Our success rate for extracting the reference information from papers in some categories, notably math and cs, is still pretty low. This means we can't place these papers very well and also that their radius is not a good representation of their true number of citations. Furthermore, from a distance these categories appear to lack structure. If we don't have references for a paper, we use its keywords to place it, in which case it can certainly be misplaced. Improving the reference extraction means building a better database of the journals available to that field coupled with more robust regex.

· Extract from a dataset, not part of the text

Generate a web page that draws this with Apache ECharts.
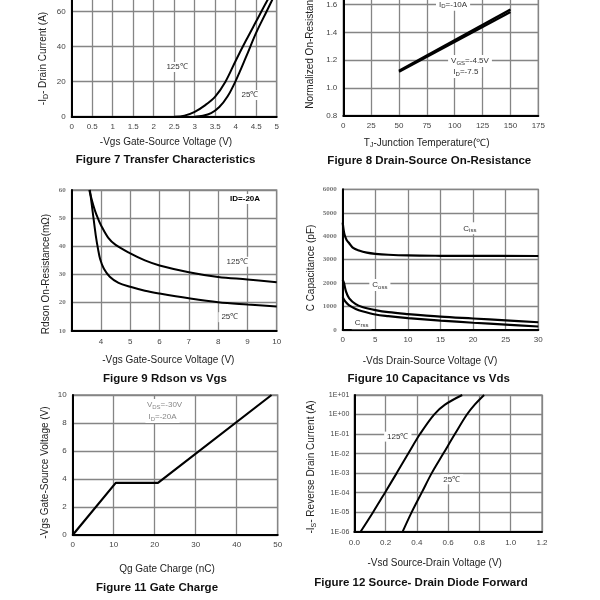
<!DOCTYPE html>
<html><head><meta charset="utf-8">
<script src="https://cdn.jsdelivr.net/npm/echarts@6/dist/echarts.min.js"></script>
<style>html,body{margin:0;padding:0;background:#fff}#c{width:600px;height:600px}</style>
</head><body><div id="c"></div>
<script>
// ---------- Data ----------
// Figure 7 Transfer Characteristics  [Vgs, Id]
const f7Ticks = [0,0.5,1,1.5,2,2.5,3,3.5,4,4.5,5];
const f7_125 = [[2.5,0],[2.75,0.6],[3.0,2.8],[3.25,6.5],[3.5,11.5],[3.75,20],[4.0,32],[4.25,43.5],[4.5,54.5],[4.75,65.5],[5.0,76]];
const f7_25  = [[3.0,0],[3.2,0.5],[3.4,2],[3.6,5.5],[3.8,11.5],[4.0,20.5],[4.25,34],[4.5,48],[4.75,60],[5.0,72]];
// Figure 8 Normalized On-Resistance [Tj, R]
const f8Upper = [[50,1.123],[150,1.566]];
const f8Lower = [[50,1.117],[150,1.548]];
// Figure 9 Rdson vs Vgs [Vgs, mOhm]
const f9_125 = [[3.6,60],[3.7,56],[3.8,52.5],[3.9,49.8],[4.0,47.5],[4.25,43],[4.5,40.5],[5,37.5],[5.5,35],[6,33.2],[7,30.8],[8,29.1],[9,28.2],[10,27.2]];
const f9_25  = [[3.62,60],[3.72,52],[3.82,44],[3.9,39],[3.97,35.5],[4.1,32],[4.3,29.2],[4.6,27],[5,25.6],[5.5,24.2],[6,23.2],[7,21.5],[8,20.1],[9,19.3],[10,18.6]];
// Figure 10 Capacitance vs Vds [Vds, pF]
const f10Ciss = [[0,4580],[0.15,4250],[0.3,4050],[0.6,3840],[1,3700],[1.6,3500],[2.5,3390],[3.7,3300],[5,3250],[7,3210],[10,3180],[15,3165],[20,3160],[30,3155]];
const f10Coss = [[0,2150],[0.2,2000],[0.5,1650],[1,1350],[2,1100],[3,980],[5,850],[7,760],[10,680],[15,570],[20,490],[25,410],[30,330]];
const f10Crss = [[0,1400],[0.2,1300],[0.5,1180],[1,1050],[2,900],[3,800],[5,660],[7,590],[10,510],[15,400],[20,310],[25,230],[30,150]];
// Figure 11 Gate Charge [Qg, Vgs]
const f11 = [[0,0],[10.5,3.72],[20.8,3.72],[48.5,10]];
// Figure 12 Source-Drain Diode Forward [Vsd, Is]
const f12_125 = [[0.04,1e-6],[0.12,1e-5],[0.196,1e-4],[0.271,1e-3],[0.345,1e-2],[0.42,1e-1],[0.51,1],[0.58,3.2],[0.69,10]];
const f12_25  = [[0.309,1e-6],[0.367,1e-5],[0.431,1e-4],[0.495,1e-3],[0.569,1e-2],[0.643,1e-1],[0.72,1],[0.77,3.2],[0.83,10]];

// Annotations [x, y, text]
const f7Notes  = [[2.57,28.4,'125℃'],[4.35,12.4,'25℃']];
const f8Notes  = [[98.5,1.6,'I{s|D}=-10A'],[113.7,1.195,'V{s|GS}=-4.5V'],[110,1.115,'I{s|D}=-7.5']];
const f9Notes  = [[8.92,56.8,'{b|ID=-20A}'],[8.65,34.5,'125℃'],[8.4,14.8,'25℃']];
const f10Notes = [[19.5,4337,'C{s|iss}'],[5.7,1919,'C{s|oss}'],[2.9,286,'C{s|rss}']];
const f11Notes = [[22.4,9.29,'V{s|DS}=-30V'],[21.9,8.43,'I{s|D}=-20A']];
const f12Notes = [[0.278,0.074,'125℃'],[0.623,4.8e-4,'25℃']];

// ---------- Layout ----------
const FONT = '"Liberation Sans", Arial, sans-serif';
const GRIDC = '#858585';
const grids = [
  {left:71.7, top:-23.3, width:205, height:140},
  {left:343.3, top:-23, width:195, height:138.7},
  {left:71.7, top:190, width:205, height:140.7},
  {left:342.7, top:189.3, width:195.6, height:140.7},
  {left:72.7, top:395, width:205, height:140},
  {left:354.3, top:395, width:187.7, height:136.7}
].map(g => Object.assign({show:true, borderColor:GRIDC, borderWidth:1.3, containLabel:false, outerBoundsMode:'none'}, g));

function baseAxis(gi, extra){
  return Object.assign({
    gridIndex: gi, type:'value',
    axisLine:{show:true, onZero:false, lineStyle:{color:'#000', width:2}},
    axisTick:{show:false},
    splitLine:{show:true, lineStyle:{color:GRIDC, width:1.3}},
    axisLabel:{color:'#444', fontSize:8, fontFamily:FONT, margin:6}
  }, extra);
}
const serifLbl = {color:'#777', fontSize:7, fontFamily:'"Liberation Serif", serif', fontWeight:'bold', margin:6, formatter:v=>String(v)};

const xAxis = [
  baseAxis(0,{min:0,max:5,interval:0.5}),
  baseAxis(1,{min:0,max:175,interval:25}),
  baseAxis(2,{min:3,max:10,interval:1, axisLabel:{color:'#444', fontSize:8, fontFamily:FONT, margin:7, formatter:v=> v===3?'':String(v)}}),
  baseAxis(3,{min:0,max:30,interval:5}),
  baseAxis(4,{min:0,max:50,interval:10}),
  baseAxis(5,{min:0,max:1.2,interval:0.2, axisLabel:{color:'#444', fontSize:8, fontFamily:FONT, margin:7, formatter:v=>v.toFixed(1)}})
];
const yAxis = [
  baseAxis(0,{min:0,max:80,interval:20}),
  baseAxis(1,{min:0.8,max:1.8,interval:0.2, axisLabel:{color:'#444', fontSize:8, fontFamily:FONT, margin:6, formatter:v=>v.toFixed(1)}}),
  baseAxis(2,{min:10,max:60,interval:10, axisLabel:serifLbl}),
  baseAxis(3,{min:0,max:6000,interval:1000, axisLabel:serifLbl}),
  baseAxis(4,{min:0,max:10,interval:2}),
  baseAxis(5,{type:'log', logBase:10, min:1e-6, max:10, splitNumber:7,
    axisLabel:{color:'#444', fontSize:7, fontFamily:FONT, margin:5, formatter:v=>{const e=Math.round(Math.log10(v)); return '1E'+(e>=0?'+':'-')+String(Math.abs(e)).padStart(2,'0');}}})
];

function curve(gi, data, w){
  return {type:'line', xAxisIndex:gi, yAxisIndex:gi, data:data, smooth:0.35, showSymbol:false, symbol:'none',
    lineStyle:{color:'#000', width:w||2}, z:3, silent:true};
}
function notes(gi, arr, color){
  const c = color || '#333';
  return {type:'scatter', xAxisIndex:gi, yAxisIndex:gi, symbolSize:1, itemStyle:{color:'rgba(255,255,255,0)'}, z:5, silent:true,
    data: arr.map(a=>({value:[a[0],a[1]], name:a[2]})),
    label:{show:true, position:'inside', formatter:'{b}', color:c, fontSize:8, fontFamily:FONT, opacity:1,
      backgroundColor:'#fff', padding:[1,3],
      rich:{s:{fontSize:6, color:c, fontFamily:FONT, padding:[4,0,0,0]}, b:{fontSize:8, fontWeight:'bold', color:'#000', fontFamily:FONT}}}};
}

const series = [
  curve(0,f7_125), curve(0,f7_25),
  Object.assign(curve(1,f8Upper,2.4),{smooth:false}), Object.assign(curve(1,f8Lower,2.4),{smooth:false}),
  curve(2,f9_125), curve(2,f9_25),
  curve(3,f10Ciss,2.2), curve(3,f10Coss,2.2), curve(3,f10Crss,2.2),
  Object.assign(curve(4,f11,2.2),{smooth:false}),
  curve(5,f12_125), curve(5,f12_25),
  notes(0,f7Notes), notes(1,f8Notes), notes(2,f9Notes), notes(3,f10Notes),
  notes(4,f11Notes,'#888'), notes(5,f12Notes)
];

// Titles (axis names & captions)
function txt(x,y,text,opt){
  return Object.assign({type:'text', x:x, y:y, z:10, silent:true,
    style:Object.assign({text:text, fill:'#222', fontSize:10, fontFamily:FONT, align:'center', verticalAlign:'middle',
      rich:{s:{fontSize:7, fill:'#222', fontFamily:FONT, padding:[5,0,0,0]}}}, opt&&opt.style||{})}, opt&&opt.rot?{rotation:Math.PI/2}:{});
}
const cap = {style:{fontSize:11.5, fontWeight:'bold', fill:'#111'}};
const graphic = [
  txt(166,142.7,'-Vgs Gate-Source Voltage (V)'), txt(165.5,160,'Figure 7 Transfer Characteristics',cap),
  txt(43.5,58.5,'-I{s|D}- Drain Current (A)',{rot:1}),
  txt(426.7,143,'T{s|J}-Junction Temperature(℃)'), txt(429.3,161,'Figure 8 Drain-Source On-Resistance',cap),
  txt(310,49,'Normalized On-Resistance',{rot:1}),
  txt(168.3,360,'-Vgs Gate-Source Voltage (V)'), txt(165,379.3,'Figure 9 Rdson vs Vgs',cap),
  txt(46,274,'Rdson On-Resistance(mΩ)',{rot:1}),
  txt(430,361.7,'-Vds Drain-Source Voltage (V)'), txt(428.7,379.3,'Figure 10 Capacitance vs Vds',cap),
  txt(311.7,268,'C Capacitance (pF)',{rot:1}),
  txt(167,569.3,'Qg Gate Charge (nC)'), txt(157,588.3,'Figure 11 Gate Charge',cap),
  txt(45,472.5,'-Vgs Gate-Source Voltage (V)',{rot:1}),
  txt(434.7,563.3,'-Vsd Source-Drain Voltage (V)'), txt(421,583.3,'Figure 12 Source- Drain Diode Forward',cap),
  txt(311.7,467,'-I{s|S}- Reverse Drain Current (A)',{rot:1})
];

const chart = echarts.init(document.getElementById('c'), null, {renderer:'canvas'});
chart.setOption({animation:false, backgroundColor:'#fff', grid:grids, xAxis:xAxis, yAxis:yAxis, series:series, graphic:graphic});
</script></body></html>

Thanks, good point, the colour-key box should change when the "age" colour scheme is selected. For now: the newest papers are red and oldest papers are gray, and, as you may have noticed, the gradient from gray to red is 1-1 but not linear with age. For a bit more of an explanation see this post: http://blog.paperscape.org/?p=60
We use HTML5 canvas elements to draw pregenerated tiles (bitmaps) together with interactive overlays and underlays, such as the outlines and halos you see when you click on or search for papers. The tiles are redrawn each morning (using cairo) after the map has been updated with the new arXiv papers for that day.
Is there any long-range order? For example, am I allowed to deduce from the layout that mathematical physics is "the" bridge between condensed matter and high energy physics? Would I also be able to use this graph to plan my career (e.g. working on topics located at strategic points)?
The interface between hep-th and cond-mat is quite a mixed bag, and math-ph is quite diffuse (the label just represents its centre of mass so to speak). So I'm not sure if I would call math-ph the bridge between the two, but the map is based on simple principles/forces so it's very open to interpretation.
I would say that hep-th is the bridge between a lot of the other categories, namely hep-ph, astro-ph, gr-qc, quant-ph, cond-mat and math-ph.
Also the various interfaces between different categories are examples of long-range structure. For example the field of dark matter is located where hep-ph meets astro-ph, and the field of cosmological inflation occurs at the interface of hep-th, astro-ph, gr-qc and hep-th.